↓↓↓

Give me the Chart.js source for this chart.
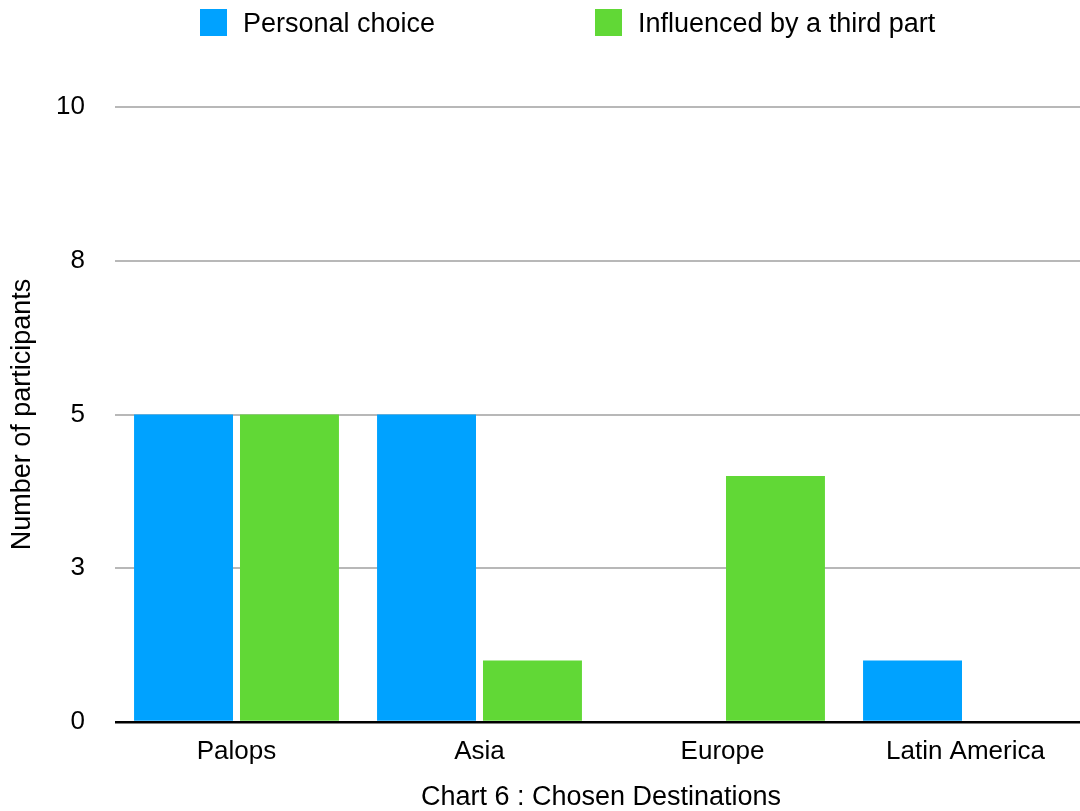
<!DOCTYPE html>
<html>
<head>
<meta charset="utf-8">
<script src="https://cdn.jsdelivr.net/npm/chart.js@4/dist/chart.umd.min.js"></script>
<style>
  html, body { margin: 0; padding: 0; background: #fff; overflow: hidden; }
  #wrap { width: 1087px; height: 811px; }
</style>
</head>
<body>
<div id="wrap"><canvas id="chart" width="1087" height="811"></canvas></div>
<script>
const categories = ['Palops', 'Asia', 'Europe', 'Latin America'];
const personalChoice = [5, 5, 0, 1];
const thirdPartInfluence = [5, 1, 4, 0];
const seriesLabels = ['Personal choice', 'Influenced by a third part'];
const seriesColors = ['#00A2FF', '#61D836'];
const yTicks = [0, 2.5, 5, 7.5, 10];

const fontFamily = '"Liberation Sans", Arial, Helvetica, sans-serif';
const legendSlots = [200, 595];

const topLegend = {
  id: 'topLegend',
  afterDraw: chart => {
    const ctx = chart.ctx;
    ctx.save();
    ctx.font = `27px ${fontFamily}`;
    ctx.textBaseline = 'middle';
    ctx.textAlign = 'left';
    chart.data.datasets.forEach((dataset, i) => {
      const x = legendSlots[i];
      ctx.fillStyle = dataset.backgroundColor;
      ctx.fillRect(x, 9, 27, 27);
      ctx.fillStyle = '#000';
      ctx.fillText(dataset.label, x + 43, 25);
    });
    ctx.restore();
  }
};

const ctx = document.getElementById('chart').getContext('2d');

new Chart(ctx, {
  type: 'bar',
  data: {
    labels: categories,
    datasets: [
      { label: seriesLabels[0], data: personalChoice, backgroundColor: seriesColors[0] },
      { label: seriesLabels[1], data: thirdPartInfluence, backgroundColor: seriesColors[1] }
    ]
  },
  options: {
    responsive: false,
    animation: false,
    layout: { padding: { top: 107, left: 0, right: 0, bottom: 0 } },
    categoryPercentage: 0.872,
    barPercentage: 0.934,
    plugins: {
      legend: { display: false },
      tooltip: { enabled: false }
    },
    scales: {
      x: {
        grid: { display: false, drawTicks: false },
        border: { display: false },
        ticks: {
          color: '#000',
          padding: 14,
          font: { family: fontFamily, size: 26 }
        },
        title: {
          display: true,
          text: 'Chart 6 : Chosen Destinations',
          color: '#000',
          font: { family: fontFamily, size: 27, lineHeight: 1 },
          padding: { top: 0, bottom: 0 }
        },
        afterFit: scale => { scale.height = 89; }
      },
      y: {
        min: 0,
        max: 10,
        afterBuildTicks: scale => {
          scale.ticks = yTicks.map(value => ({ value }));
        },
        grid: {
          drawTicks: false,
          color: c => (c.tick && c.tick.value === 0 ? '#000' : '#b8b8b8'),
          lineWidth: c => (c.tick && c.tick.value === 0 ? 2.5 : 2)
        },
        border: { display: false },
        ticks: {
          color: '#000',
          padding: 30,
          font: { family: fontFamily, size: 26 },
          callback: value => Math.round(value)
        },
        title: {
          display: true,
          text: 'Number of participants',
          color: '#000',
          font: { family: fontFamily, size: 27, lineHeight: 1 },
          padding: { top: 9, bottom: 0 }
        },
        afterFit: scale => { scale.width = 115; }
      }
    }
  },
  plugins: [topLegend]
});
</script>
</body>
</html>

↑↑↑

Transcribe the full listing above exactly as it stands, minus the pictures.

Give me the Chart.js source for this chart.
<!DOCTYPE html>
<html>
<head>
<meta charset="utf-8">
<script src="https://cdn.jsdelivr.net/npm/chart.js@4/dist/chart.umd.min.js"></script>
<style>
  html, body { margin: 0; padding: 0; background: #fff; overflow: hidden; }
  #wrap { width: 1087px; height: 811px; }
</style>
</head>
<body>
<div id="wrap"><canvas id="chart" width="1087" height="811"></canvas></div>
<script>
const categories = ['Palops', 'Asia', 'Europe', 'Latin America'];
const personalChoice = [5, 5, 0, 1];
const thirdPartInfluence = [5, 1, 4, 0];
const seriesLabels = ['Personal choice', 'Influenced by a third part'];
const seriesColors = ['#00A2FF', '#61D836'];
const yTicks = [0, 2.5, 5, 7.5, 10];

const fontFamily = '"Liberation Sans", Arial, Helvetica, sans-serif';
const legendSlots = [200, 595];

const topLegend = {
  id: 'topLegend',
  afterDraw: chart => {
    const ctx = chart.ctx;
    ctx.save();
    ctx.font = `27px ${fontFamily}`;
    ctx.textBaseline = 'middle';
    ctx.textAlign = 'left';
    chart.data.datasets.forEach((dataset, i) => {
      const x = legendSlots[i];
      ctx.fillStyle = dataset.backgroundColor;
      ctx.fillRect(x, 9, 27, 27);
      ctx.fillStyle = '#000';
      ctx.fillText(dataset.label, x + 43, 25);
    });
    ctx.restore();
  }
};

const ctx = document.getElementById('chart').getContext('2d');

new Chart(ctx, {
  type: 'bar',
  data: {
    labels: categories,
    datasets: [
      { label: seriesLabels[0], data: personalChoice, backgroundColor: seriesColors[0] },
      { label: seriesLabels[1], data: thirdPartInfluence, backgroundColor: seriesColors[1] }
    ]
  },
  options: {
    responsive: false,
    animation: false,
    layout: { padding: { top: 107, left: 0, right: 0, bottom: 0 } },
    categoryPercentage: 0.872,
    barPercentage: 0.934,
    plugins: {
      legend: { display: false },
      tooltip: { enabled: false }
    },
    scales: {
      x: {
        grid: { display: false, drawTicks: false },
        border: { display: false },
        ticks: {
          color: '#000',
          padding: 14,
          font: { family: fontFamily, size: 26 }
        },
        title: {
          display: true,
          text: 'Chart 6 : Chosen Destinations',
          color: '#000',
          font: { family: fontFamily, size: 27, lineHeight: 1 },
          padding: { top: 0, bottom: 0 }
        },
        afterFit: scale => { scale.height = 89; }
      },
      y: {
        min: 0,
        max: 10,
        afterBuildTicks: scale => {
          scale.ticks = yTicks.map(value => ({ value }));
        },
        grid: {
          drawTicks: false,
          color: c => (c.tick && c.tick.value === 0 ? '#000' : '#b8b8b8'),
          lineWidth: c => (c.tick && c.tick.value === 0 ? 2.5 : 2)
        },
        border: { display: false },
        ticks: {
          color: '#000',
          padding: 30,
          font: { family: fontFamily, size: 26 },
          callback: value => Math.round(value)
        },
        title: {
          display: true,
          text: 'Number of participants',
          color: '#000',
          font: { family: fontFamily, size: 27, lineHeight: 1 },
          padding: { top: 9, bottom: 0 }
        },
        afterFit: scale => { scale.width = 115; }
      }
    }
  },
  plugins: [topLegend]
});
</script>
</body>
</html>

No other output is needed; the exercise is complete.